It's official: Foreign lending to China and emerging markets collapsed at the end of last year
From panic in the Chinese stock markets in August and January, to a return to a commodities bull market and rising steel prices, the waters have been choppy to say the least.
But it is worth remembering just how bad it got for emerging markets in 2015 and data from the Bank for International Settlements, the Basel-based central bank for central banks, shows just how bad it's been.
The BIS said: "Cross-border bank credit to emerging market economies in aggregate contracted by 8% in the year to end-December 2015, the largest annual rate of contraction since 2009."
Claims on China fell by $114 billion (£79 billion), the largest drop during the quarter, according to the BIS.
The figures show how quickly a panic can spread in the banking sector. "Whereas in Q3 2015 this slowdown was most pronounced for interbank activity and lending to emerging market economies, in Q4 2015 it spread across sectors, major currencies and regions," the BIS said.
Here's the chart:
The concerns have evaporated since then for the most part.

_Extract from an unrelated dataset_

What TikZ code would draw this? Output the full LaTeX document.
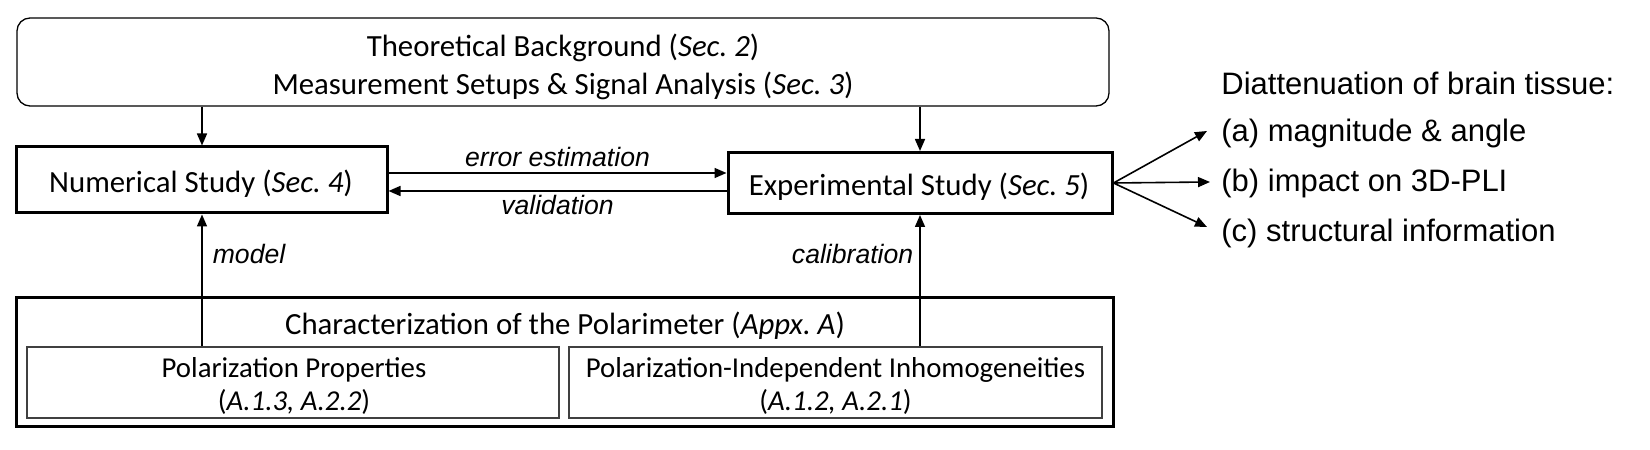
\documentclass[tikz,border=0pt]{standalone}
\usepackage{fontspec}
\setmainfont{Carlito}
\newfontfamily\arialfont{Liberation Sans}
\usetikzlibrary{arrows.meta,calc}
\begin{document}
\begin{tikzpicture}[x=0.5bp,y=-0.5bp,
  maintext/.style={font=\fontsize{15.4bp}{19bp}\selectfont, inner sep=0pt, anchor=base},
  innertext/.style={font=\fontsize{14.4bp}{17bp}\selectfont, inner sep=0pt, anchor=base},
  thickbox/.style={draw, line width=1.5bp, inner sep=0pt},
  thinbox/.style={draw=black!75, line width=0.65bp, inner sep=0pt},
  arr/.style={-{Triangle[length=6bp,width=5bp]}, line width=0.8bp},
  elabel/.style={font=\arialfont\itshape\fontsize{13.3bp}{16bp}\selectfont},
  rtext/.style={font=\arialfont\fontsize{15.5bp}{18bp}\selectfont, anchor=base west, inner sep=0pt}
]
\useasboundingbox (0,0) rectangle (1650,450);

% top rounded box
\node[draw, line width=0.65bp, rounded corners=6.5bp, minimum width=546bp, minimum height=44bp, inner sep=0pt] (top) at (563,62) {};
\node[maintext] (top1) at (563,57) {Theoretical Background (\textit{Sec.\ 2})};
\node[maintext] (top2) at (563,95) {Measurement Setups \& Signal Analysis (\textit{Sec.\ 3})};

% study boxes
\node[thickbox, minimum width=185bp, minimum height=33bp] (num) at (202,180) {};
\node[maintext] (numt) at (201,193) {Numerical Study (\textit{Sec.\ 4})};
\node[thickbox, minimum width=192bp, minimum height=30.5bp] (exp) at (920,183) {};
\node[maintext] (expt) at (919,196) {Experimental Study (\textit{Sec.\ 5})};

% characterization box
\node[thickbox, minimum width=548bp, minimum height=64.5bp] (big) at (565,362.5) {};
\node[maintext] (title) at (565,335) {Characterization of the Polarimeter (\textit{Appx.\ A})};
\node[thinbox, minimum width=266bp, minimum height=35.5bp] (inL) at (293,382.5) {};
\node[innertext] (inL1) at (294,378) {Polarization Properties};
\node[innertext] (inL2) at (294,411) {(\textit{A.1.3, A.2.2})};
\node[thinbox, minimum width=266.5bp, minimum height=35.5bp] (inR) at (835.5,382.5) {};
\node[innertext] (inR1) at (835.5,378) {Polarization-Independent Inhomogeneities};
\node[innertext] (inR2) at (835.5,411) {(\textit{A.1.2, A.2.1})};

% right text
\node[rtext] (hd) at (1221,95) {Diattenuation of brain tissue:};
\node[rtext] (ta) at (1221,142) {(a) magnitude \& angle};
\node[rtext] (tb) at (1221,192) {(b) impact on 3D-PLI};
\node[rtext] (tc) at (1221,242) {(c) structural information};

% connectors
\draw[arr] (num.north |- top.south) -- (num.north);
\draw[arr] (exp.north |- top.south) -- (exp.north);
\draw[arr] ([yshift=3.5bp]num.east) -- ([yshift=3.5bp]num.east -| exp.west)
  node[midway, above, elabel, inner sep=2.5bp] {error estimation};
\draw[arr] ([yshift=-5.5bp]num.east -| exp.west) -- ([yshift=-5.5bp]num.east)
  node[midway, below, elabel, inner sep=1.5bp] {validation};
\draw[arr] (num.south |- inL.north) -- (num.south)
  node[pos=0.7, right, elabel, inner sep=5bp] {model};
\draw[arr] (exp.south |- inR.north) -- (exp.south)
  node[pos=0.7, left, elabel, inner sep=3bp] {calibration};
\draw[arr] (exp.east) -- ([xshift=-7bp,yshift=1.5bp]ta.west);
\draw[arr] (exp.east) -- ([xshift=-5.5bp,yshift=1bp]tb.west);
\draw[arr] (exp.east) -- ([xshift=-7bp,yshift=3.5bp]tc.west);
\end{tikzpicture}
\end{document}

The world's second largest economy added 2.34 trillion yuan ($362 billion) of new debt in March, far exceeding the median forecast of 1.4 trillion yuan in a Bloomberg survey.
The surprising data prompted George Soros to say that the debt explosion in China "eerily resembles what happened during the financial crisis in the U.S. in 2007-08, which was similarly fueled by credit growth," according to Bloomberg.
"Most of money that banks are supplying [in China] is needed to keep bad debts and loss-making enterprises alive," he said at a conference at the Asia Society in New York.